Today time stopped for me. I’d been wondering if it ever would again.

It’s that feeling when a scene in a book works beyond working, when you don’t just lose track of time, you regain enough awareness to become afraid that something will interrupt you and end the one perfect chance you’ll have to find out what comes next all in one sitting. When you hold your hand over the page to stop your eyes from moving down and killing the order of things. When you remember why you read.

The book was The Name of the Wind by Patrick Rothfuss; the scene was the culmination of fifty pages’ planning—or many more, depending on how far back you want to follow the threads—when our hero Kvothe had brought himself onto a stage with everything from keeping fed to music’s passion to a deadly rivalry to his first glimpse of true love all joining in what happens during his performance… But there I was, lying in bed not so long from having woken up, as my whole level of consciousness shifted yet again. And yes, this was Easter Sunday when I read it all.

I guess nobody has these moments very often, not in their full degree. But I’m a harder audience than most, because when I’m not scheduling my day strictly by which combination of stories I read and watch, I’m watering my palate down by filling in hours with whatever half-satisfying yarn I can grab from the library or the cable menu. The moments when I’m not just satisfied but enthralled are years apart, the kind of years when you know all along another moment may never happen in your lifetime.

But for me it’s more.

I say writing isn’t my life, it’s what I chose instead of even having a life. And yet here I’ve gone so many years reinventing the wheel with my questions on what genres mean… well, maybe I’ve invented a hovercraft, but I still spend all my time going in circles instead of making forays into one tale or another. Where’s the line between craft and cowardice, and how many years behind me did I leave it?

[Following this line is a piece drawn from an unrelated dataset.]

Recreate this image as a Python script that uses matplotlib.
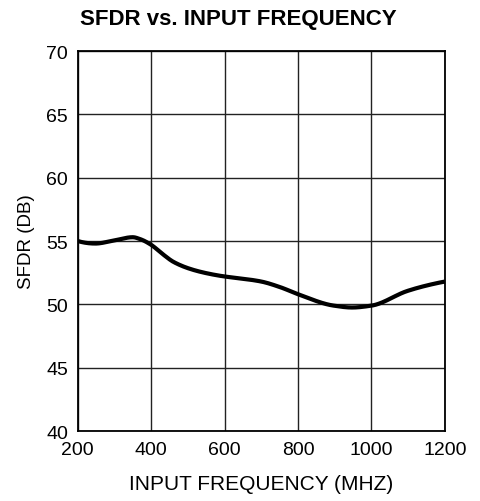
import matplotlib
matplotlib.use("Agg")
import matplotlib.pyplot as plt
import numpy as np

# SFDR curve
freq_mhz = [200, 248, 300, 350, 370, 400, 430, 461, 506, 552, 600, 643, 700, 752, 800, 897, 947, 1000, 1097, 1152, 1200]
sfdr_db = [55.0, 54.8, 55.05, 55.3, 55.15, 54.7, 54.0, 53.35, 52.8, 52.45, 52.2, 52.05, 51.8, 51.35, 50.8, 49.9, 49.75, 49.9, 51.05, 51.5, 51.8]

x_ticks = [200, 400, 600, 800, 1000, 1200]
y_ticks = [40, 45, 50, 55, 60, 65, 70]

plt.rcParams["font.family"] = ["Liberation Sans", "DejaVu Sans"]

fig = plt.figure(figsize=(4.81, 5.02), dpi=100)
ax = fig.add_axes([0.1615, 0.1394, 0.7635, 0.757])

# smooth the hand-read points for drawing
fine = np.linspace(min(freq_mhz), max(freq_mhz), 400)
try:
    from scipy.interpolate import PchipInterpolator
    smooth = PchipInterpolator(freq_mhz, sfdr_db)(fine)
except ImportError:
    smooth = np.interp(fine, freq_mhz, sfdr_db)
ax.plot(fine, smooth, color="black", linewidth=3.0, solid_capstyle="butt")

ax.set_xlim(200, 1200)
ax.set_ylim(40, 70)
ax.set_xticks(x_ticks)
ax.set_yticks(y_ticks)
ax.grid(True, color="#222222", linewidth=1.0)
ax.tick_params(axis="x", length=0, labelsize=14, pad=7)
ax.tick_params(axis="y", length=0, labelsize=14, pad=7)
for spine in ax.spines.values():
    spine.set_linewidth(1.3)

ax.set_xlabel("INPUT FREQUENCY (MHZ)", fontsize=15, labelpad=12)
ax.set_ylabel("SFDR (DB)", fontsize=13.5, labelpad=8)
fig.text(0.495, 0.961, "SFDR vs. INPUT FREQUENCY", fontsize=16, fontweight="bold",
         ha="center", va="center")

fig.savefig("out.png", dpi=100)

Or does it even stop with writing, is it the whole way Kvothe lived on the edge of possibilities, and my wondering if I can be true to anything if I don’t try to wrestle the same power out of every day? Waste, waste, so much waste…

Does it mean I stop making charts of how to plot and start figuring how to actually gather the ideas? or that I go through my weeks showing my scribblings to more people, anything to commit myself to putting one word after the next, or take the one or two non-writing things I most enjoy and cut them out of my life as the price of dedication? Or turn the other way and look for real adventure in every flesh-and-blood person I talk to, to build the other set of muscles about truths—or just to honor what I say I’ve come to see?

Sadly, I know what it probably means, and so does everyone else. Just another chance to leap to my emotional feet and begin the journey off the beaten track, only to tire and turn back again. Not even out of fear of the shadows ahead, or doubt that there are treasures to be found within them, but just too tired to try. No, too used to turning back to even have a chance to tire. That’s what we all do, even most of the writers who try to point the way beyond… We turn back. And I’ve done it more than anyone, writing the same thing or the same reasons not to write, and nothing’s changed that.